Журналист Тайги.инфо Петр Маняхин рассуждает о деле псковской журналистки Светланы Прокопьевой. Он уверен в том, что процесс «санкционирован» сверху и одной из целей ставит перед собой послание профессиональному сообществу быть более сдержанными в написании текстов.
Прокуратура запросила шесть лет колонии для псковской журналистки Светланы Прокопьевой. Ее обвиняют в «оправдании терроризма» из-за колонки, в которой она разбирала причины теракта в приемной архангельского управления ФСБ. Светлана делала свою работу — высказывала личное мнение о произошедшем. То же самое, что и я сейчас.
На взгляд значительного количества коллег, в колонке Прокопьевой нет «оправдания терроризма». Но решает это не профессиональное сообщество, а люди разного цвета погон, должные им свидетели и друзья-эксперты. Каждый раз, открывая свой блокнот, Word, Google-документы или админку сайта, мы рискуем стать следующими.
Этот риск сейчас — неотъемлемая часть профессии. Как у шахтеров — быть погребенными в забое, как у моряков — попасть в смертоносный шторм, как у сотрудников ФСБ, ведомства, возбудившего дело против Прокопьевой — погибнуть от рук террориста. Риск в жизни этих героических людей не зависит от воли политического руководства страны: всегда будут обвалы, штормы и войны. Их работа — одно сплошное преодоление трудностей, без риска их профессии перестанут существовать.
Другое дело — журналистика. Нет, мы не жалуемся, мы садимся под дамоклов меч осознанно. Но это мешает делать то, что мы должны — говорить правду.
Я работаю с 2015 года и не помню истинной свободы слова, но чувствую, что так быть не должно. Каждый раз, едва задумываясь над новой темой, я думаю — а стоит ли оно того? Ну напишу я, что в больнице нет респираторов, а мне протокольчик за фейк-ньюс.
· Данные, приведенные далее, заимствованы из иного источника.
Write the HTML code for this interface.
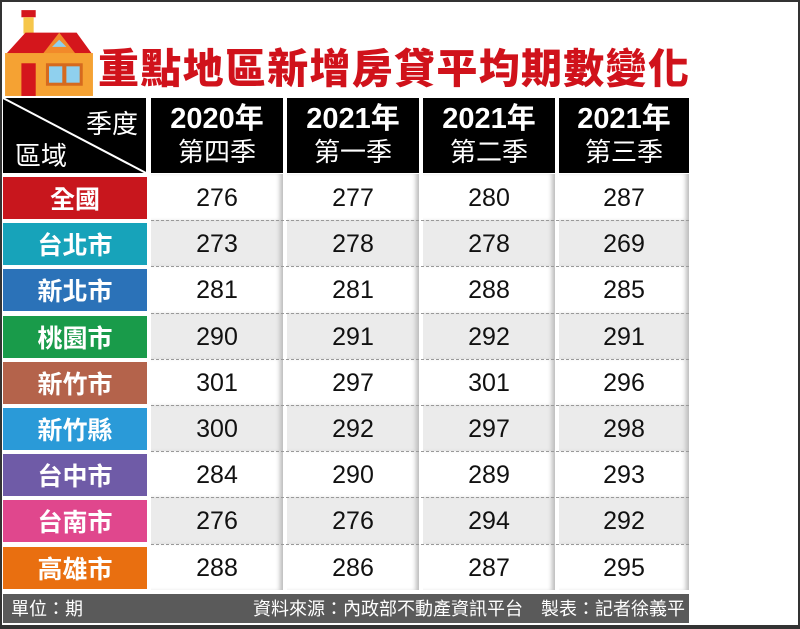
<!DOCTYPE html><html><head><meta charset="utf-8"><style>
*{margin:0;padding:0;box-sizing:border-box}
body{width:800px;height:629px;background:#fff;position:relative;overflow:hidden;font-family:"Liberation Sans","Noto Sans CJK TC",sans-serif}
.a{position:absolute}
.frame{left:0;top:0;width:800px;height:629px;border:2px solid #333;border-bottom-width:4px}
.title{left:98px;top:40px;font-size:41px;font-weight:900;color:#d0121b;letter-spacing:1.3px;font-family:"Noto Sans CJK TC",sans-serif;line-height:50px}
.hd{top:98px;height:75px;background:#000;color:#fff;text-align:center}
.hd .y{font-size:29px;font-weight:bold;line-height:34px;margin-top:4px}
.hd .q{font-size:26px;line-height:30px;font-family:"Noto Sans CJK TC",sans-serif}
.lab{left:3px;width:144px;color:#fff;font-size:25px;font-weight:bold;text-align:center;font-family:"Noto Sans CJK TC",sans-serif}
.cell{text-align:center;font-size:25px;color:#111}
.sh{box-shadow:inset -5px 0 5px -2px #bbb}
.dash{left:3px;width:686px;height:0;border-top:1.5px dashed #999}
</style></head><body>
<div class="a frame"></div>
<svg class="a" style="left:3px;top:6px" width="92" height="90" viewBox="0 0 90 88">
<rect x="18" y="4" width="14" height="7" fill="#d4161c"/><rect x="20" y="11" width="10" height="16" fill="#f6c64a"/>
<polygon points="2,48 22,26 72,26 88,48" fill="#d4161c"/>
<polygon points="38,48 55,26 72,48" fill="#f28a2a"/>
<rect x="2" y="46" width="86" height="42" fill="#f5a233"/>
<rect x="18" y="56" width="14" height="32" fill="#d4161c"/>
<rect x="42" y="56" width="36" height="22" fill="#d66a1e"/>
<rect x="45" y="59" width="13" height="16" fill="#8fd0ee"/><rect x="62" y="59" width="13" height="16" fill="#8fd0ee"/>
<polygon points="48,40 55,33 62,40" fill="#8fd0ee"/>
</svg>
<div class="a title">重點地區新增房貸平均期數變化</div>
<div class="a hd" style="left:3px;width:143px">
<svg width="143" height="75" style="position:absolute;left:0;top:0"><line x1="0" y1="0" x2="143" y2="75" stroke="#fff" stroke-width="2"/></svg>
<div class="a" style="right:8px;top:6px;font-size:26px;font-family:'Noto Sans CJK TC',sans-serif">季度</div>
<div class="a" style="left:12px;top:38px;font-size:26px;font-family:'Noto Sans CJK TC',sans-serif">區域</div>
</div>
<div class="a hd" style="left:151px;width:132px"><div class="y">2020年</div><div class="q">第四季</div></div>
<div class="a hd" style="left:287px;width:132px"><div class="y">2021年</div><div class="q">第一季</div></div>
<div class="a hd" style="left:423px;width:132px"><div class="y">2021年</div><div class="q">第二季</div></div>
<div class="a hd" style="left:559px;width:130px"><div class="y">2021年</div><div class="q">第三季</div></div>
<div id="rows"></div>
<div class="a" style="left:3px;top:594px;width:686px;height:29px;background:#5a5a5a;color:#fff;font-size:18px;line-height:29px;font-family:'Noto Sans CJK TC',sans-serif">
<span style="position:absolute;left:8px">單位：期</span><span style="position:absolute;right:4px">資料來源：內政部不動產資訊平台　製表：記者徐義平</span></div>
<script>
var d=[["全國","#c8161d",276,277,280,287],["台北市","#17a3ba",273,278,278,269],["新北市","#2b72b8",281,281,288,285],["桃園市","#199b4a",290,291,292,291],["新竹市","#b4634b",301,297,301,296],["新竹縣","#2a9ad8",300,292,297,298],["台中市","#6f5ba7",284,290,289,293],["台南市","#e0478d",276,276,294,292],["高雄市","#e96f10",288,286,287,295]];
var xs=[[151,132],[287,132],[423,132],[559,130]],h="";
for(var i=0;i<9;i++){var t=174+i*46.2,bg=i%2?"#ebebeb":"#fff";
h+='<div class="a lab" style="top:'+(t+3)+'px;height:42px;line-height:42px;background:'+d[i][1]+'">'+d[i][0]+'</div>';
for(var j=0;j<4;j++)h+='<div class="a cell sh" style="left:'+xs[j][0]+'px;width:'+xs[j][1]+'px;top:'+t+'px;height:46.2px;line-height:48px;background:'+bg+'">'+d[i][j+2]+'</div>';
if(i>0)h+='<div class="a dash" style="left:151px;width:538px;top:'+t+'px"></div>';}
document.getElementById("rows").innerHTML=h;
</script>
</body></html>
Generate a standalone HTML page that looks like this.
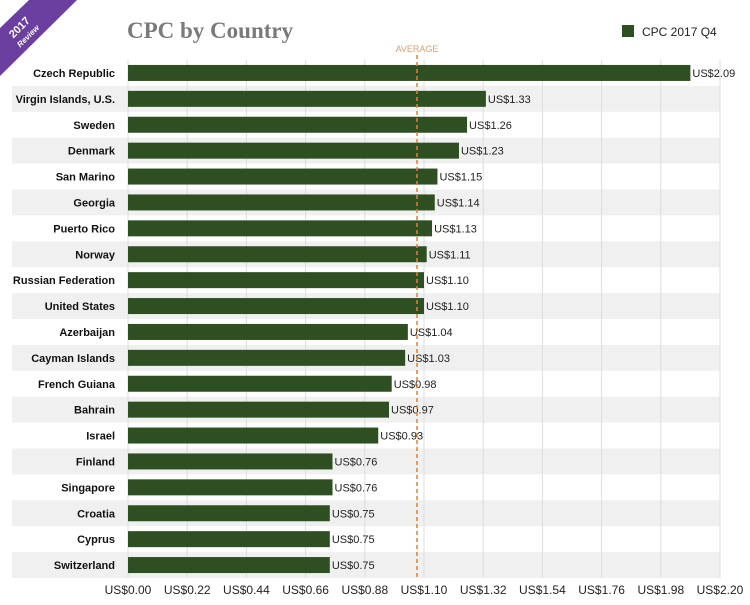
<!DOCTYPE html>
<html><head><meta charset="utf-8"><style>
body{margin:0;background:#fff;width:750px;height:600px;overflow:hidden;font-family:"Liberation Sans",sans-serif}
svg text{font-family:"Liberation Sans",sans-serif}
svg text.title{font-family:"Liberation Serif",serif}
</style></head><body>
<svg id="chart" width="750" height="600">
<g>
<polygon points="0,28 0,76 77,0 29,0" fill="#6b3fa0"/>
<text x="22" y="30" fill="#fff" font-size="11" font-weight="bold" transform="rotate(-45 22 30)" text-anchor="middle">2017</text>
<text x="30" y="38" fill="#fff" font-size="8" font-style="italic" font-weight="bold" transform="rotate(-45 30 38)" text-anchor="middle">Review</text>
</g>
<text class="title" x="127" y="38" font-size="23" font-weight="bold" fill="#7a7a7a">CPC by Country</text>
<g>
<rect x="622" y="25" width="12" height="12" fill="#2e4f22"/>
<text x="642" y="36" font-size="12" fill="#222">CPC 2017 Q4</text>
</g>
<g id="grid"></g><g id="bars"></g><g id="axis"></g>
</svg>
<script>
const categories=["Czech Republic","Virgin Islands, U.S.","Sweden","Denmark","San Marino","Georgia","Puerto Rico","Norway","Russian Federation","United States","Azerbaijan","Cayman Islands","French Guiana","Bahrain","Israel","Finland","Singapore","Croatia","Cyprus","Switzerland"];
const values=[2.09,1.33,1.26,1.23,1.15,1.14,1.13,1.11,1.10,1.10,1.04,1.03,0.98,0.97,0.93,0.76,0.76,0.75,0.75,0.75];
const ticks=[0,0.22,0.44,0.66,0.88,1.10,1.32,1.54,1.76,1.98,2.20];
const average=[1.074];
const NS="http://www.w3.org/2000/svg";
const x0=128,x1=720,xmax=2.2,yTop=60,step=25.9,barH=16;
const X=v=>x0+(v/xmax)*(x1-x0);
const Y=i=>yTop+i*step;
function mk(t,a,p){const e=document.createElementNS(NS,t);for(const k in a)e.setAttribute(k,a[k]);p.appendChild(e);return e;}
const grid=document.getElementById('grid'),bars=document.getElementById('bars'),axis=document.getElementById('axis');
categories.forEach((c,i)=>{
  if(i%2==1){const r=mk('rect',{x:12,y:Y(i),width:x1-12,height:step,fill:'#f0f0f0'},grid);
  
  }
});
ticks.forEach(t=>{
  const l=mk('line',{x1:X(t),x2:X(t),y1:yTop,y2:Y(categories.length),stroke:'#ddd','stroke-width':1},grid);
  
  
  const tx=mk('text',{x:X(t),y:594,'font-size':12,fill:'#222','text-anchor':'middle'},axis);
  tx.textContent='US$'+t.toFixed(2);
  
  
});
categories.forEach((c,i)=>{
  const cy=Y(i)+step/2;
  const lb=mk('text',{x:115,y:cy+4,'font-size':11,'font-weight':'bold',fill:'#111','text-anchor':'end'},axis);
  lb.textContent=c;
  
  
  const b=mk('rect',{x:x0,y:cy-barH/2,width:X(values[i])-x0,height:barH,fill:'#2e4f22'},bars);
  
  
  const v=mk('text',{x:X(values[i])+2,y:cy+4,'font-size':11,fill:'#222'},bars);
  v.textContent='US$'+values[i].toFixed(2);
  
  
});
const al=mk('line',{x1:X(average[0]),x2:X(average[0]),y1:yTop-5,y2:Y(categories.length),stroke:'#d9823b','stroke-width':1.5,'stroke-dasharray':'4,3'},bars);


const at=mk('text',{x:X(average[0]),y:52,'font-size':9,fill:'#d9a070','text-anchor':'middle'},bars);
at.textContent='AVERAGE';


</script>
</body></html>
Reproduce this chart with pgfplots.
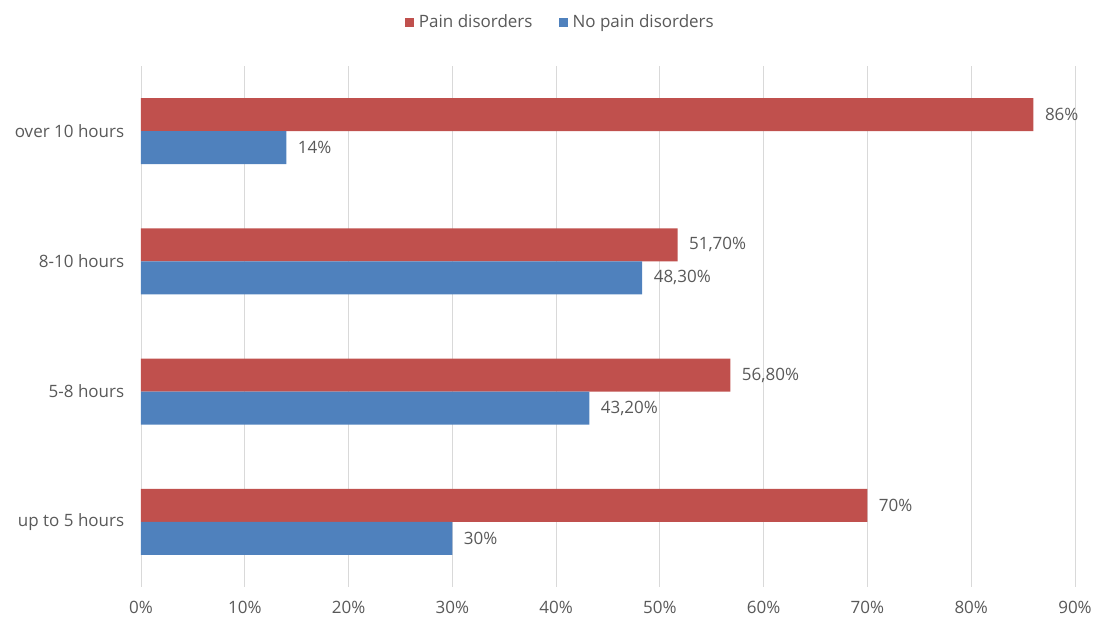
\documentclass[border=0pt]{standalone}
\usepackage{pgfplots}
\pgfplotsset{compat=1.18}
\usepackage{fontspec}
\setmainfont{Open Sans}
\definecolor{painred}{HTML}{C0504D}
\definecolor{nopainblue}{HTML}{4F81BD}
\definecolor{labelgray}{HTML}{595959}
\definecolor{gridgray}{HTML}{D9D9D9}

\begin{document}
\begin{tikzpicture}
\useasboundingbox (0,0) rectangle (1098pt,624pt);
\begin{axis}[
  at={(141pt,37pt)}, anchor=south west,
  scale only axis, width=934pt, height=521pt,
  xbar, bar width=33pt,
  xmin=0, xmax=90, ymin=-0.5, ymax=3.5,
  axis line style={draw=none},
  xmajorgrids, major grid style={gridgray, line width=0.9pt},
  xtick={0,10,...,90},
  xticklabels={0\%,10\%,20\%,30\%,40\%,50\%,60\%,70\%,80\%,90\%},
  ytick={0,1,2,3},
  yticklabels={up to 5 hours,5-8 hours,8-10 hours,over 10 hours},
  tick style={draw=none},
  ticklabel style={font=\fontsize{17}{20}\selectfont, text=labelgray},
  xticklabel style={yshift=-11pt},
  yticklabel style={xshift=-9pt},
  point meta=explicit symbolic,
  nodes near coords,
  nodes near coords style={font=\fontsize{17}{20}\selectfont, text=labelgray, anchor=west, xshift=8pt},
  legend style={at={(0.449,1.084)}, anchor=center, draw=none, legend columns=-1,
    font=\fontsize{17}{20}\selectfont, text=labelgray,
    /tikz/every even column/.append style={column sep=24pt}},
  legend image code/.code={\fill[#1] (0pt,-4.5pt) rectangle (9pt,4.5pt); \path (12pt,0pt);},
  clip=false,
]
\addplot[fill=painred, draw=none, bar shift=16.5pt] coordinates {
  (70,0) [70\%]
  (56.8,1) [56,80\%]
  (51.7,2) [51,70\%]
  (86,3) [86\%]
};
\addlegendentry{Pain disorders}
\addplot[fill=nopainblue, draw=none, bar shift=-16.5pt] coordinates {
  (30,0) [30\%]
  (43.2,1) [43,20\%]
  (48.3,2) [48,30\%]
  (14,3) [14\%]
};
\addlegendentry{No pain disorders}
\end{axis}
\end{tikzpicture}
\end{document}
Все же и так знают, что в больнице нет респираторов, зачем лезть на рожон? Вот напишу про какое-то уголовное дело, и уже сам стану фигурантом нового, например, за разглашение тайны следствия. Или просто кто-то из его креаторов обидится и придумает статью поизощреннее.
Не буду упоминать ведомство, сделаю помягче заголовок — гнать от себя эти мысли с каждым днем все труднее. Мы учимся эзопову языку быстрее, чем младенцы — своему родному. На журфаках уже учат: «согласуй», «об этом не пиши», «сюда не смотри». Людей, способных передать принципы профессии молодым, выдавливают из нее.
Это эрозия профессии, вырождение журналистики в медиапроизводство, текстов — в контент. В этом процессе не последнюю роль играют изменения рынка, но российское государство хочет догнать и перегнать всех в убийстве журналистики.
Дело Прокопьевой — такое открытое противостояние — скорее исключение, подтверждающее правило. Сразу замочить всех журналистов — слишком сложно и кроваво. Нужны точечные репрессии, которые воспитают в них самоцензуру — редкие обстрелы водопоя и мест, где наиболее часто они собирают пищу. И тогда их пустые желудки переварят себя сами.
Но почему пулеметная очередь задела именно Светлану Прокопьеву? Может, она действительно вышла за рамки? Была самой опасной для режима? Нет. Это месть конкретного ведомства, униженного архангельским терактом.
Там точно такая же профессиональная эрозия — они злятся на тех, кто тыкает их носом в собственную беспомощность. Зачем искать причины теракта, если можно завести дело на Прокопьеву и еще нескольких людей, кто осмелился написать что-то в соцсетях? Зачем молниеносно проводить обыск у напавшего на Лубянку, если можно ударить журналистку «Базы», которая пришла на место раньше?
Да чего тут говорить. По слухам, в одном из сибирских региональных управлений этого самого ведомства только двое сотрудников, принимающих решения, занимаются антитеррором и в пять раз больше — активистами, журналистами и соцсетями. Сможет ли защитить нас от настоящего терроризма структура, которая не способна предотвратить взрыв в собственной приемной и обстрел своего главного здания в центре Москвы?
Дело Прокопьевой — не дело Голунова. Это не беспредел, а часть санкционированной сверху работы, и это понимают абсолютно все. Дело пыталось развалиться, его отправляли на доследование — именно поэтому мы не увидели ни митингов, ни толп у суда. Была надежда, что они одумаются. А теперь слишком поздно, ведь одиночный пикет как-то незаметно, но вполне в духе времени, стал преступлением.